Tidak mengherankan, mereka masih sangat menyukai kuliner Indonesia. Mereka
suka makan nasi goreng dan soto. Bahkan mereka menyebutnya “nasi goreng
dan soto sama seperti kita. Kalau saya berkujung ke rumah mereka, pasti di sana
ada Sambal ulek, kerupuk dan kecap manis. Akan tetapi semuanya ini tentu tidak membiarkan saya tinggal dalam kenyamanan. Bagaimanapun
juga St Maarten hanyalah sebuah tempat
persinggahan sementara . Saya tidak mungkin menetap selamanya di sini . Apalagi saya hanyalah seorang
misionaris. Kapan dan dimana saja saya
selalu siap pergi. Maka kini saatnya saya
harus kembali ke rumah. Rumah di mana saya dilahirkan. Di sini saya merasa,
bahwa cinta akan rumahku telah menghanguskan daku. Entalah, Adonara sedang
memangil pulang.
Pada tataran ini saya harus berkata jujur.

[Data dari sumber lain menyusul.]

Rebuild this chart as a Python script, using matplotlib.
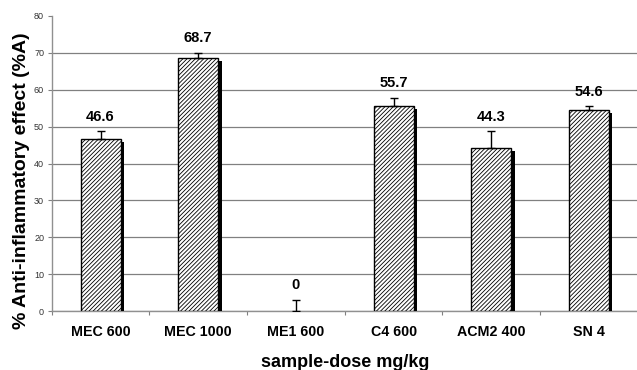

Kadang kala saya merasa marah pada ketidakadilan hidup ini. Saya selalu
bertanya dalam hati. Kapan kita, Nusa Todon Adonara bisa seperti St Maarten. Padahal
kita sama-sama yang nota bene memiliki sejarah yang sama. Apalagi ketika kita kembali ke tanah Nusa
Tadon. Tanah kita adalah tanah yang
kaya. Alam kita adalah alam yang indah. Laut-laut kita menghasilkan ikan
yang berlimpah ruah. Pantai-pantai kita juga
tidak kalah indah dengan keindahan pantai-pantai Karibia. Warisan budaya serta adat istiadat juga tidak
kalah memperkaya identitas diri kita. Lebih dari itu tanah kita telah
melahirkan putra-putri yang berkualitas. Mereka bahkan bersaing dalam segala
segi kehidupan baik dalam skala local, nasional maupun internasional. Lantas mengapa
perubahan kita masih stagnant? saya
belum melihat suatu perubahan yang significan. Infrasctruktur kita yang masih
sangat minim. Keindahan alam kita yang masih belum tertatah rapi. Produk-produk
lokal kita masih berada di level pasaran lokal. Dan seringkali kita masih salah
kapra dengan karakter ‘ATA DIKEN ADONARA’ yang
keras. Saya terus bertanya tapi belum juga mendapat jawaban yang pasti.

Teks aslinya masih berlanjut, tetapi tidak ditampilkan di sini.